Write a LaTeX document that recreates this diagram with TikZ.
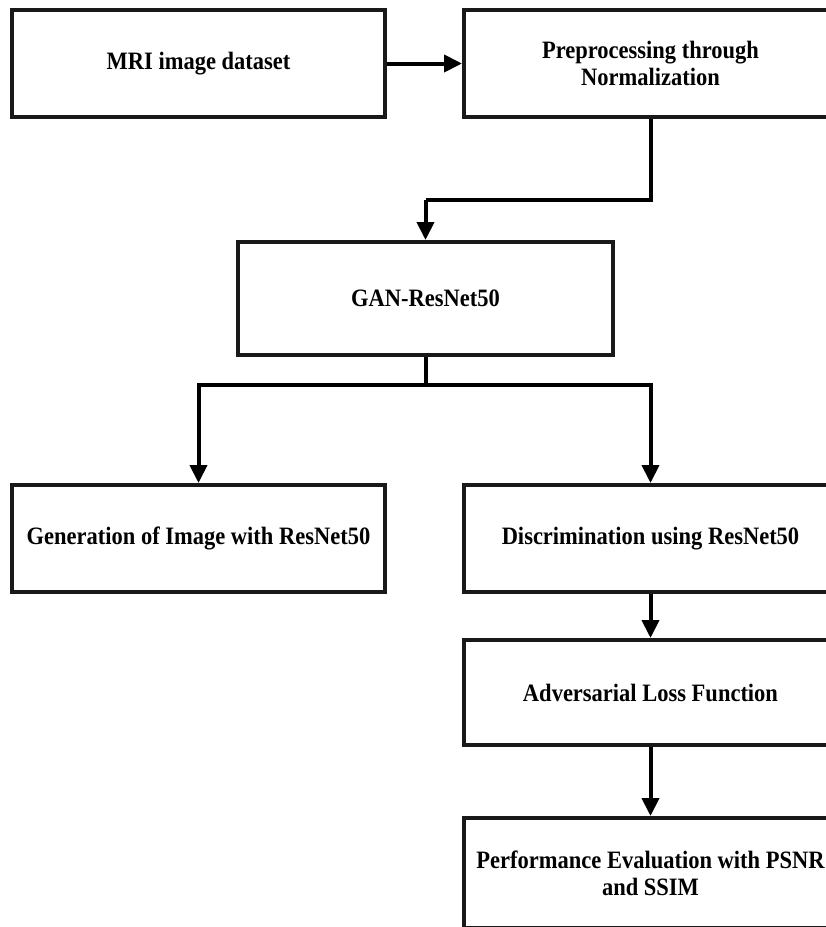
\documentclass[tikz,border=0pt]{standalone}
\usepackage{fontspec}
\setmainfont{Liberation Serif}
\newfontfamily\boxfont{Liberation Serif}[FakeStretch=0.9]
\usetikzlibrary{arrows.meta}
\begin{document}
\begin{tikzpicture}[x=1pt,y=-1pt,
  box/.style={draw=black!90, line width=4pt, fill=white, minimum width=373pt, minimum height=107pt,
    inner sep=0pt, align=center, font=\boxfont\fontsize{25}{27}\selectfont\bfseries},
  arr/.style={line width=4pt, -{Triangle[length=18pt,width=17pt]}},
  ln/.style={line width=4pt}]
\useasboundingbox (0,0) rectangle (826,927);
\clip (0,0) rectangle (826,927);
\node[box] (mri) at (198.5,63.5) {MRI image dataset};
\node[box] (pre) at (650.5,63.5) {Preprocessing through\\Normalization};
\node[box, minimum width=375pt, minimum height=113pt] (gan) at (425.5,298.5) {GAN-ResNet50};
\node[box] (gen) at (198.5,538.5) {Generation of Image with ResNet50};
\node[box] (dis) at (650.5,538.5) {Discrimination using ResNet50};
\node[box, minimum height=105pt] (adv) at (650.5,692.5) {Adversarial Loss Function};
\node[box, minimum height=110pt] (perf) at (650.5,873) {Performance Evaluation with PSNR\\and SSIM};
\coordinate (j1) at (425.5,200);
\coordinate (j2) at (425.5,385);
\draw[arr] (mri.east) -- (pre.west);
\draw[ln] (pre.south) |- (j1);
\draw[arr] (j1) -- (gan.north);
\draw[ln] (gan.south) -- (j2);
\draw[arr] (j2) -| (gen.north);
\draw[arr] (j2) -| (dis.north);
\draw[arr] (dis.south) -- (adv.north);
\draw[arr] (adv.south) -- (perf.north);
\end{tikzpicture}
\end{document}
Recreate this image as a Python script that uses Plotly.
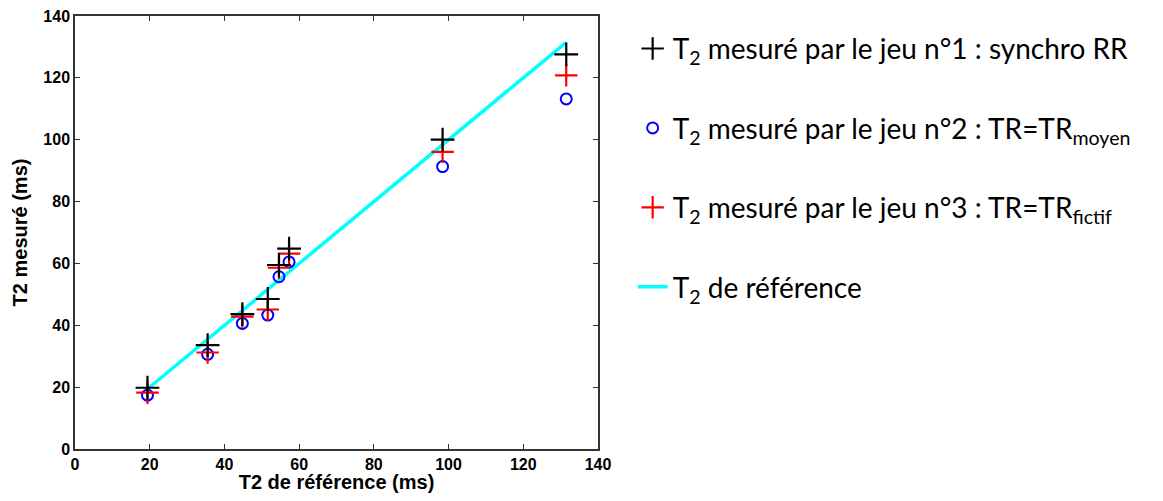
import plotly.graph_objects as go

t2_ref = [19.4, 35.5, 44.8, 51.6, 54.6, 57.3, 98.4, 131.5]
jeu1 = [19.8, 33.6, 43.6, 48.5, 59.5, 64.8, 100.0, 127.6]
jeu2 = [17.4, 30.6, 40.6, 43.3, 55.7, 60.5, 91.3, 113.2]
jeu3 = [18.2, 31.2, 42.8, 45.1, 58.6, 63.2, 96.1, 120.8]
ref_line_x = [19.4, 131.5]
ref_line_y = [19.4, 131.5]

names = [
    "T<sub>2</sub> mesuré par le jeu n°1 : synchro RR",
    "T<sub>2</sub> mesuré par le jeu n°2 : TR=TR<sub>moyen</sub>",
    "T<sub>2</sub> mesuré par le jeu n°3 : TR=TR<sub>fictif</sub>",
    "T<sub>2</sub> de référence",
]

fig = go.Figure()
fig.add_trace(go.Scatter(x=ref_line_x, y=ref_line_y, mode="lines",
                         line=dict(color="#00ffff", width=3.5),
                         name=names[3], legendrank=4, legendgroup="d"))
fig.add_trace(go.Scatter(x=t2_ref, y=jeu2, mode="markers",
                         marker=dict(symbol="circle-open", size=11, color="#0000ff",
                                     line=dict(width=2, color="#0000ff")),
                         name=names[1], legendrank=2, legendgroup="b"))
fig.add_trace(go.Scatter(x=t2_ref, y=jeu3, mode="markers",
                         marker=dict(symbol="cross-thin", size=16, color="#ff0000",
                                     line=dict(width=2.2, color="#ff0000")),
                         name=names[2], legendrank=3, legendgroup="c"))
fig.add_trace(go.Scatter(x=t2_ref, y=jeu1, mode="markers",
                         marker=dict(symbol="cross-thin", size=17, color="#000000",
                                     line=dict(width=2.2, color="#000000")),
                         name=names[0], legendrank=1, legendgroup="a"))

axis_common = dict(
    showline=True, linecolor="#333333", linewidth=1.5, mirror="ticks",
    ticks="inside", ticklen=5, tickcolor="#333333", tickwidth=1,
    showgrid=False, zeroline=False, automargin=False,
    ticklabeloverflow="allow",
    tickfont=dict(family="Liberation Sans", size=16, color="black", weight="bold"),
    range=[0, 140], dtick=20,
)

fig.update_xaxes(**axis_common,
                 title=dict(text="T2 de référence (ms)", standoff=8,
                            font=dict(family="Liberation Sans", size=20, color="black", weight="bold")))
fig.update_yaxes(**axis_common,
                 title=dict(text="T2 mesuré (ms)", standoff=10,
                            font=dict(family="Liberation Sans", size=20, color="black", weight="bold")))

fig.update_layout(
    width=1147, height=485,
    margin=dict(l=67, r=557, t=8, b=44, autoexpand=False),
    plot_bgcolor="white", paper_bgcolor="white",
    legend=dict(xref="container", x=0.5446, y=0.982, xanchor="left", yanchor="top",
                font=dict(family="Lato", size=28, color="black"),
                tracegroupgap=40, traceorder="grouped",
                bgcolor="rgba(0,0,0,0)"),
    showlegend=True,
)

fig.write_html("out.html")
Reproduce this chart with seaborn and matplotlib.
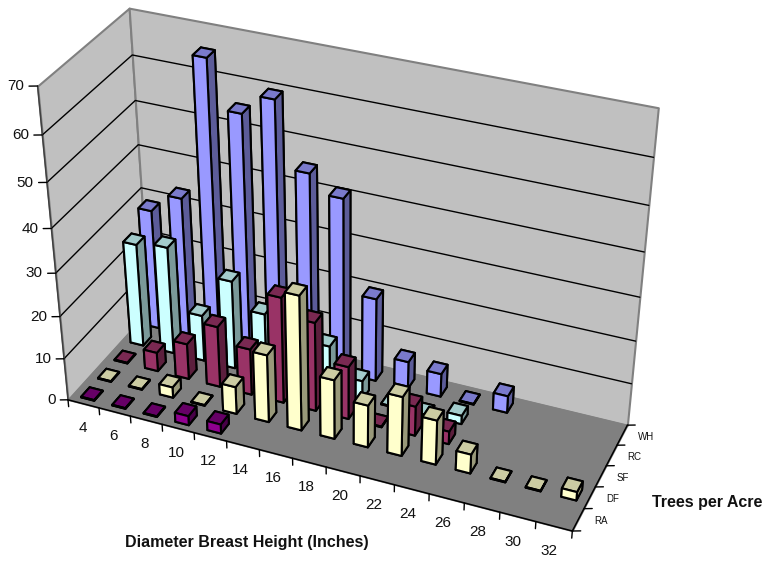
import numpy as np
import pandas as pd
import seaborn as sns
import matplotlib
matplotlib.use("Agg")
import matplotlib.pyplot as plt
from matplotlib.colors import to_rgb
from mpl_toolkits.mplot3d import Axes3D
from mpl_toolkits.mplot3d.art3d import Poly3DCollection

# Trees per acre by diameter class and species (0 = no trees in the class)
diameters = [4, 6, 8, 10, 12, 14, 16, 18, 20, 22, 24, 26, 28, 30, 32]
species = ["RA", "DF", "SF", "RC", "WH"]
ra = [0.15, 0.15, 0.15, 2.2, 2.2, 0, 0, 0, 0, 0, 0, 0, 0, 0, 0]
df = [0.15, 0.15, 2.5, 0.15, 6.5, 16, 31.5, 14, 10, 14, 10.5, 4.5, 0.15, 0.15, 2]
sf = [0.15, 4.5, 8.5, 14.5, 11, 25, 21, 12.5, 0.15, 7, 3, 0, 0, 0, 0]
rc = [24.5, 25.5, 11, 21, 15, 0, 11, 4.5, 0.15, 0.15, 2, 0, 0, 0, 0]
wh = [28.5, 33, 65.5, 55, 59.5, 45, 41, 19.7, 6.5, 5.5, 0.15, 4, 0, 0, 0]
z_ticks = [0, 10, 20, 30, 40, 50, 60, 70]

table = pd.DataFrame({"RA": ra, "DF": df, "SF": sf, "RC": rc, "WH": wh}, index=diameters)

sns.set_theme(style="white")
plt.rcParams["font.family"] = ["Liberation Sans", "DejaVu Sans"]

# Front, top and side face colours for each species
front = dict(zip(species, sns.color_palette(["#8F008F", "#FFFFCC", "#993366", "#CCFFFF", "#9999FF"])))
top_tint = {"RA": 0.71, "DF": 0.8, "SF": 0.8, "RC": 0.8, "WH": 0.8}
side_tint = {"RA": 0.5, "DF": 0.6, "SF": 0.6, "RC": 0.6, "WH": 0.6}

WIDTH, HEIGHT = 772, 561
X0, X1 = -0.5, len(diameters) - 0.5
Y0, Y1 = -0.5, len(species) - 0.5
ZMAX = z_ticks[-1]


def fit_camera():
    """Solve a pinhole camera from where the chart box corners land, in normalised view units."""
    corners = [
        ((X0, Y0, 0), (67, 398)),
        ((X0, Y0, ZMAX), (38, 87)),
        ((X0, Y1, ZMAX), (129, 7)),
        ((X0, Y1, 0), (150, 312)),
        ((X1, Y1, ZMAX), (658, 108)),
        ((X1, Y1, 0), (627, 424)),
        ((X1, Y0, 0), (573, 532)),
    ]
    scale = np.diag([1 / (X1 - X0), 1 / (Y1 - Y0), 1 / ZMAX, 1.0])
    rows = []
    for (x, y, z), (px, py) in corners:
        u, v = 2 * px / WIDTH - 1, 1 - 2 * py / HEIGHT
        w = scale @ np.array([x, y, z, 1.0])
        rows.append(np.r_[w, np.zeros(4), -u * w])
        rows.append(np.r_[np.zeros(4), w, -v * w])
    P = np.linalg.svd(np.array(rows))[2][-1].reshape(3, 4) @ scale
    if P[2] @ np.array([X0, Y0, 0, 1.0]) < 0:
        P = -P
    return P


CAMERA = fit_camera()


def to_figure(x, y, z):
    """Figure-fraction position of a point in chart coordinates."""
    u, v, w = CAMERA @ np.array([x, y, z, 1.0])
    return (u / w + 1) / 2, (v / w + 1) / 2


class PinnedCameraAxes(Axes3D):
    """3D axes whose projection is a fixed camera filling the whole figure."""

    def get_proj(self):
        return np.array([CAMERA[0], CAMERA[1], [0, 0, 0, -1.0], CAMERA[2]])

    def apply_aspect(self, position=None):
        pass


fig = plt.figure(figsize=(WIDTH / 100, HEIGHT / 100), dpi=100, facecolor="white")
ax = PinnedCameraAxes(fig, [0, 0, 1, 1])
fig.add_axes(ax)
ax.computed_zorder = False
ax.set_axis_off()
ax.viewLim.intervalx = (-1, 1)
ax.viewLim.intervaly = (-1, 1)

# Walls and floor
wall_kw = dict(edgecolor="#808080", linewidth=1.5)
ax.add_collection3d(Poly3DCollection(
    [[(X0, Y0, 0), (X0, Y1, 0), (X0, Y1, ZMAX), (X0, Y0, ZMAX)]],
    facecolor="#C0C0C0", zorder=1, **wall_kw))
ax.add_collection3d(Poly3DCollection(
    [[(X0, Y1, 0), (X1, Y1, 0), (X1, Y1, ZMAX), (X0, Y1, ZMAX)]],
    facecolor="#C0C0C0", zorder=1, **wall_kw))
ax.add_collection3d(Poly3DCollection(
    [[(X0, Y0, 0), (X1, Y0, 0), (X1, Y1, 0), (X0, Y1, 0)]],
    facecolor="#808080", edgecolor="#808080", zorder=2))

# Gridlines along both walls
for z in z_ticks[1:-1]:
    ax.plot([X0, X0, X1], [Y0, Y1, Y1], [z, z, z], color="black", lw=1.0, zorder=3)

# Outer axis lines
ax.plot([X0, X1, X1], [Y0, Y0, Y1], [0, 0, 0], color="black", lw=1.1, zorder=4)
ax.plot([X0, X0], [Y0, Y0], [0, ZMAX], color="#404040", lw=1.1, zorder=4)

# Tick marks and labels
nudge_x, nudge_y = 0.2, 0.09
for z in z_ticks:
    ax.plot([X0, X0 - nudge_x], [Y0, Y0 - nudge_y], [z, z], color="black", lw=1.0, zorder=4)
    fx, fy = to_figure(X0 - 1.6 * nudge_x, Y0 - 1.6 * nudge_y, z)
    fig.text(fx, fy, str(z), ha="right", va="center", fontsize=11, color="#111111")
for edge in np.arange(X0, X1 + 0.5):
    ax.plot([edge, edge], [Y0, Y0], [0, -1.7], color="black", lw=1.0, zorder=4)
for i, label in enumerate(diameters):
    fx, fy = to_figure(i - 0.1, Y0, -6.2)
    fig.text(fx, fy, str(label), ha="center", va="center", fontsize=11, color="#111111")
for edge in np.arange(Y0, Y1 + 0.5):
    ax.plot([X1, X1 + nudge_x], [edge, edge + nudge_y], [0, 0], color="black", lw=1.0, zorder=4)
for j, label in enumerate(species):
    fx, fy = to_figure(X1 + 2 * nudge_x, j + 2 * nudge_y, -0.4)
    fig.text(fx, fy, label, ha="left", va="center", fontsize=7, color="#111111")

# Bars, back row first and left to right so nearer bars overlap farther ones
BAR_DX, BAR_DY = 0.42, 0.5
order = 10
for name in reversed(species):
    base = np.array(to_rgb(front[name]))
    top = base * top_tint[name]
    side = base * side_tint[name]
    # Face order used by bar3d: -z, +z, -y, +y, -x, +x
    faces = [side, top, base, side, side, side]
    for i, value in enumerate(table[name]):
        if value <= 0:
            continue
        ax.bar3d(i - BAR_DX / 2, species.index(name) - BAR_DY / 2, 0,
                 BAR_DX, BAR_DY, value, color=faces, shade=False,
                 edgecolor="black", linewidth=1.5, zorder=order)
        order += 1

fig.text(247 / WIDTH, 1 - 542 / HEIGHT, "Diameter Breast Height (Inches)", ha="center", va="center",
         fontsize=11.5, fontweight="bold", color="#111111")
fig.text(707 / WIDTH, 1 - 502 / HEIGHT, "Trees per Acre", ha="center", va="center",
         fontsize=11.5, fontweight="bold", color="#111111")

fig.savefig("out.png", dpi=100)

··········

:: REQUIREMENT ::
Reproduce the material above exactly, first line through the line that contains "ref_line_y = [19.4, 131.5]", minus the pictures.

:: WRITTEN ANSWER ::
Write a LaTeX document that recreates this diagram with TikZ.
\documentclass[tikz,border=0pt]{standalone}
\usepackage{fontspec}
\setmainfont{Liberation Serif}
\newfontfamily\boxfont{Liberation Serif}[FakeStretch=0.9]
\usetikzlibrary{arrows.meta}
\begin{document}
\begin{tikzpicture}[x=1pt,y=-1pt,
  box/.style={draw=black!90, line width=4pt, fill=white, minimum width=373pt, minimum height=107pt,
    inner sep=0pt, align=center, font=\boxfont\fontsize{25}{27}\selectfont\bfseries},
  arr/.style={line width=4pt, -{Triangle[length=18pt,width=17pt]}},
  ln/.style={line width=4pt}]
\useasboundingbox (0,0) rectangle (826,927);
\clip (0,0) rectangle (826,927);
\node[box] (mri) at (198.5,63.5) {MRI image dataset};
\node[box] (pre) at (650.5,63.5) {Preprocessing through\\Normalization};
\node[box, minimum width=375pt, minimum height=113pt] (gan) at (425.5,298.5) {GAN-ResNet50};
\node[box] (gen) at (198.5,538.5) {Generation of Image with ResNet50};
\node[box] (dis) at (650.5,538.5) {Discrimination using ResNet50};
\node[box, minimum height=105pt] (adv) at (650.5,692.5) {Adversarial Loss Function};
\node[box, minimum height=110pt] (perf) at (650.5,873) {Performance Evaluation with PSNR\\and SSIM};
\coordinate (j1) at (425.5,200);
\coordinate (j2) at (425.5,385);
\draw[arr] (mri.east) -- (pre.west);
\draw[ln] (pre.south) |- (j1);
\draw[arr] (j1) -- (gan.north);
\draw[ln] (gan.south) -- (j2);
\draw[arr] (j2) -| (gen.north);
\draw[arr] (j2) -| (dis.north);
\draw[arr] (dis.south) -- (adv.north);
\draw[arr] (adv.south) -- (perf.north);
\end{tikzpicture}
\end{document}
Recreate this image as a Python script that uses Plotly.
import plotly.graph_objects as go

t2_ref = [19.4, 35.5, 44.8, 51.6, 54.6, 57.3, 98.4, 131.5]
jeu1 = [19.8, 33.6, 43.6, 48.5, 59.5, 64.8, 100.0, 127.6]
jeu2 = [17.4, 30.6, 40.6, 43.3, 55.7, 60.5, 91.3, 113.2]
jeu3 = [18.2, 31.2, 42.8, 45.1, 58.6, 63.2, 96.1, 120.8]
ref_line_x = [19.4, 131.5]
ref_line_y = [19.4, 131.5]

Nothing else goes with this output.